8. DE M. DE SUHM.

Berlin, 30 mars 1736.



Monseigneur

Il me tarde de me voir aux pieds de Votre Altesse Royale pour lui témoigner une faible partie des sentiments dont m'a pénétré sa dernière lettre. Quel prix de mon obéissance! et combien l'immortalité de mon âme ne m'en devient-elle pas plus chère depuis l'assurance que V. A. R. vient de me donner! Quelle noblesse de sentiments! quelle élévation! Vous êtes assurément le premier prince, que dis-je? vous êtes le premier homme qui, non content de faire du bien dans ce monde, ne pense trouver dans l'immortalité de son âme qu'une raison d'en faire éternellement. Quelle preuve invincible des récompenses après cette vie n'est pas à mes yeux ce sentiment de votre belle âme, car que ne doit-on pas attendre du Créateur, qui prit plaisir à l'y imprimer!
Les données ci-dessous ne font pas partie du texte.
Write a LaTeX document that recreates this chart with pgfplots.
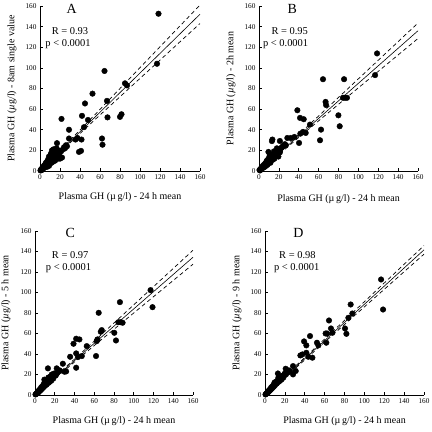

J'ose espérer, monseigneur, que vous aurez pardonné au vif intérêt que je prends à votre santé les représentations que j'ai pris la liberté de vous faire; et je me flatte que vous avez trop bonne opinion de moi pour me croire capable de combattre votre amour pour les sciences, passion louable dans tout homme, et adorable dans un grand prince. Non, monseigneur, je n'ai voulu combattre que cet excès d'amour pour elles, qui vous porte souvent à retrancher de votre<282> sommeil une trop grande partie pour que votre santé ne doive pas tôt ou tard s'en ressentir.

Pour prix des vœux que je fais sans cesse pour une aussi longue et aussi glorieuse vie de V. A. R. que ses vertus la lui méritent déjà, permettez, monseigneur, que je prenne au pied de la lettre les assurances que vous daignez me donner de vos bonnes grâces.

J'ai l'honneur de vous envoyer la continuation de Wolff jusqu'au paragraphe 75, c'est-à-dire, jusqu'à celui où notre philosophe commence à parler des êtres simples.

Je suis avec le plus profond respect, etc.